A man cave in most cases will be the garage, basement, an attic or an extra room. The location doesn’t really matter. It is better if the room is far from the kitchen and common areas. The primal importance of a man cave is space. Away from everyone. If the extra room is also for storage, then partitioning it will give him a little space that he can call his own.
Ladies control most spaces in any household. We have a no access rule when in the kitchen. Everyone is prohibited from your bedroom. God forbid if anyone moves the family portrait an inch away from its position. Or set the knives with the little spoon as opposed to the big spoon. Let us not get started on leaving the toilet seat up. It is only fair to let him have his little world. When deciding on the interior design, let the man do it his way. Tramp the temptation of picking the curtains, if he actually wants any. The walls should be lime green with a touch of burgundy? Let him decide. His personality should come alive.

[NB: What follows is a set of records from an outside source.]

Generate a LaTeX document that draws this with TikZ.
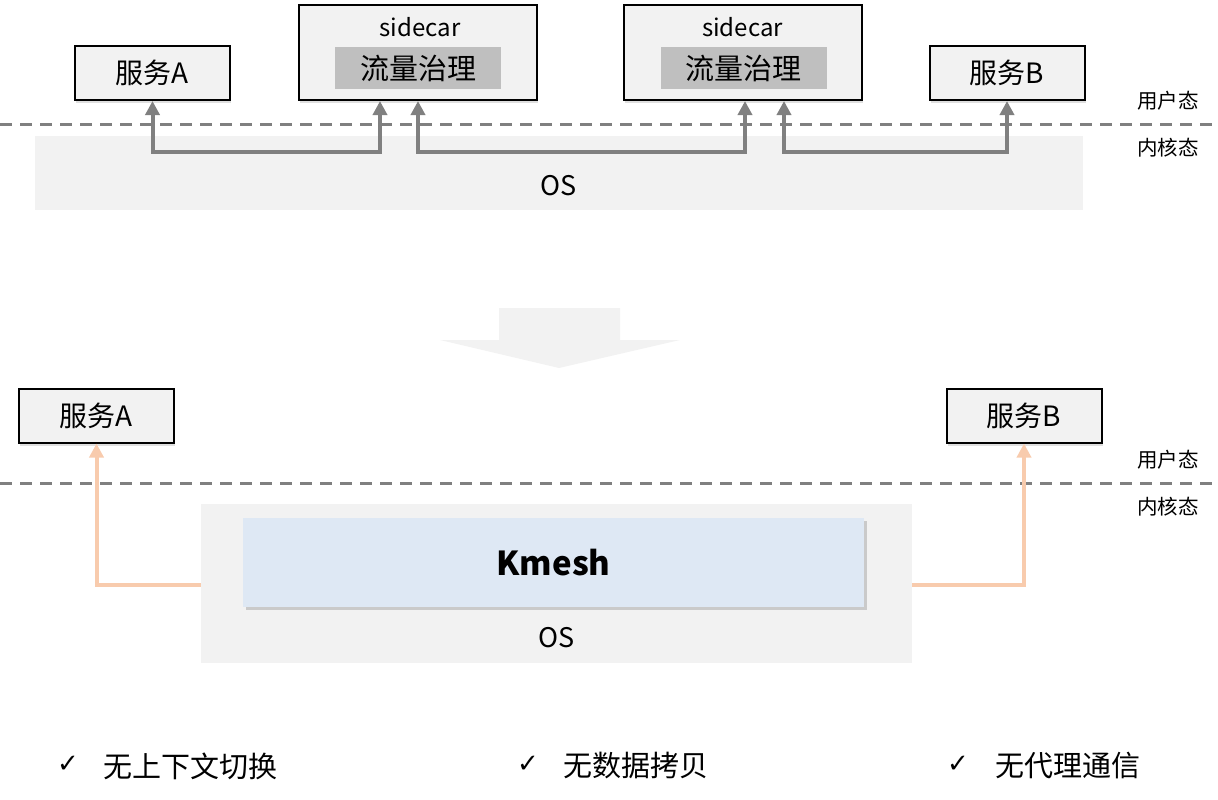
\documentclass[tikz,border=0pt]{standalone}
\usepackage{fontspec}
\setmainfont{Noto Sans CJK SC}
\newfontfamily\symfont{DejaVu Sans}
\usetikzlibrary{arrows.meta,shadows,calc}
\definecolor{boxfill}{HTML}{F2F2F2}
\definecolor{osfill}{HTML}{F2F2F2}
\definecolor{innerfill}{HTML}{BFBFBF}
\definecolor{kfill}{HTML}{DEE8F4}
\definecolor{garr}{HTML}{808080}
\definecolor{oarr}{HTML}{F8CBAD}
\newcommand{\fs}[1]{\fontsize{#1}{#1}\selectfont}
\tikzset{
  svc/.style={draw=black, line width=2pt, fill=boxfill, minimum width=155pt, minimum height=54pt, inner sep=0pt, font=\fs{28},
    drop shadow={shadow xshift=1pt, shadow yshift=-3pt, opacity=0.25}},
  sidebox/.style={draw=black, line width=2pt, fill=boxfill, minimum width=238pt, minimum height=95pt, inner sep=0pt,
    drop shadow={shadow xshift=1pt, shadow yshift=-3pt, opacity=0.25}},
  inner/.style={fill=innerfill, minimum width=166pt, minimum height=42pt, inner sep=0pt, font=\fs{29}},
  osbox/.style={fill=osfill, inner sep=0pt},
  sep/.style={draw=garr, line width=3pt, dash pattern=on 12pt off 8pt},
  lbl/.style={font=\fs{20.5}, inner sep=0pt},
  garrow/.style={draw=garr, line width=4pt, {Triangle[length=14pt,width=14pt]}-{Triangle[length=14pt,width=14pt]}},
  oarrow/.style={draw=oarr, line width=4pt, -{Triangle[length=14pt,width=14pt]}},
  feat/.style={font=\fs{29}, inner sep=0pt, anchor=west},
  chk/.style={font=\symfont\fs{26}, inner sep=0pt},
}
\begin{document}
\begin{tikzpicture}[x=1pt,y=-1pt]
\useasboundingbox (0,0) rectangle (1218,800);
% ---------- top ----------
\node[osbox, minimum width=1048pt, minimum height=74pt] (os1) at (559,173) {};
\node[font=\fs{27}] (os1t) at (559,186) {OS};
\draw[sep] (0,124) -- (1218,124);
\node[lbl] (u1) at (1168,101) {用户态};
\node[lbl] (k1) at (1168,148) {内核态};

\node[svc] (a1) at (152.5,73) {服务A};
\node[svc] (b1) at (1007,73) {服务B};
\node[sidebox] (s1) at (418,52.5) {};
\node[font=\fs{24}, inner sep=0pt] (s1t) at (420,27) {sidecar};
\node[inner] (s1i) at (418,68) {流量治理};
\node[sidebox] (s2) at (742.5,52.5) {};
\node[font=\fs{24}, inner sep=0pt] (s2t) at (742.5,27) {sidecar};
\node[inner] (s2i) at (743.5,68) {流量治理};

\draw[garrow] (a1.south) -- ++(0,51) -| ([xshift=-38pt]s1.south);
\draw[garrow] (s1.south) -- ++(0,51) -| ([xshift=2.5pt]s2.south);
\draw[garrow] ([xshift=41.5pt]s2.south) -- ++(0,51) -| (b1.south);

% ---------- big arrow ----------
\fill[osfill] (499,308) -- (620,308) -- (620,340) -- (680,340) -- (559,368) -- (440,340) -- (499,340) -- cycle;

% ---------- bottom ----------
\node[osbox, minimum width=711pt, minimum height=159pt] (os2) at (556.5,583.5) {};
\node[font=\fs{27}] (os2t) at (557,638) {OS};
\node[fill=kfill, minimum width=621pt, minimum height=89pt, inner sep=0pt, font=\fs{33}\bfseries,
  drop shadow={shadow xshift=3pt, shadow yshift=-3pt, opacity=0.35}] (km) at (553.5,562.5) {Kmesh};
\draw[sep] (0,483) -- (1218,483);
\node[lbl] (u2) at (1168,460) {用户态};
\node[lbl] (k2) at (1168,507) {内核态};

\node[svc] (a2) at (96.5,415.5) {服务A};
\node[svc] (b2) at (1024,415.5) {服务B};
\draw[oarrow] ([yshift=-1.5pt]os2.west) -| (a2.south);
\draw[oarrow] ([yshift=-1.5pt]os2.east) -| (b2.south);

% ---------- features ----------
\node[chk] (c1) at (68,764) {✓};
\node[feat] (f1) at (103,766) {无上下文切换};
\node[chk] (c2) at (528,764) {✓};
\node[feat] (f2) at (563,766) {无数据拷贝};
\node[chk] (c3) at (958,764) {✓};
\node[feat] (f3) at (995,766) {无代理通信};
\end{tikzpicture}
\end{document}
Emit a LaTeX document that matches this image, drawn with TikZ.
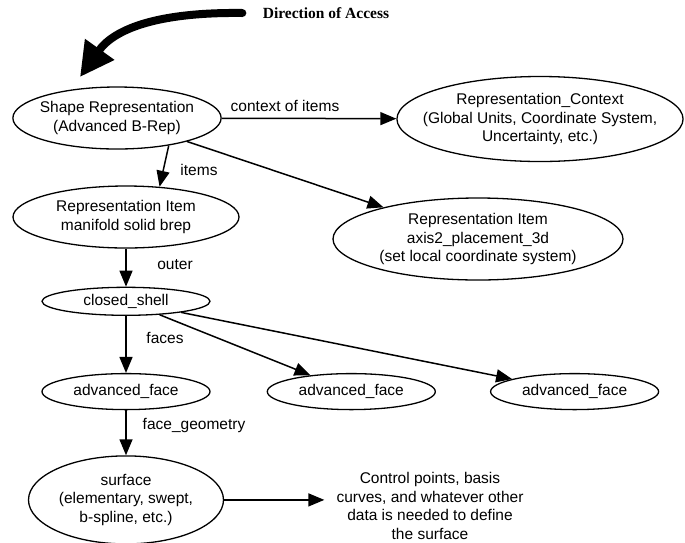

There are no rules to what a man cave should look like. It is a cave for Pete’s sake. There is a reason why cartoons of man in the Neolithic age had the man looking rugged, shirtless walking in perfect sunlight. Since your man cannot (I am assuming) walk around looking like John the Baptist (or Fred Flintstone), he can go nuts in his cave. Here are some tips of how to articulate his persona in the space:
- Let him have all the action figures if Sheldon (Big Bang Theory) is his best friend in another life. Marvel posters would lighten up the space.
- If he loves books, propose an antique book case to go with his collection of books and encyclopedias. A study stable would come in handy.
- He loves his beer? Surprise him with high stools made with car tires. You could have a booth made out of an old car where he can seat and catch the game on the high definition TV. Even better have a home bar that he and his friends can hang out. At least you do not have to endure wild heckling as they watch Arsenal lose again.
- A whiskey apostle will need enough space to stock up his bottles. It could easily double up a cigar lounge. He can have his crew over and they can discuss politics, sports and women.
- Does he love travelling? A couple travel magazines are ideal. A display to have all his collections over the years will allow him to have his own wall of fame.
- I talked to one of the ladies at the office and she told me that the ideal man cave for her husband would be a prayer room. All you need for that is a really comfortable floor rug, religious literature and a good sound system where he can play his music.
- An artist would love to hang some instruments. Have a home recording studio. The room could also be his writing room. A painter could have his canvas in there. In the event he decides to start a neighbourhood band. Let him have the garage.
A man cave is not all bad. It works for everybody and gives the man time off to reset the system. It is a space where he can dove deeply into his nothing box. In return you can be more than sure he will gladly give you his credit card to go shopping with the girls.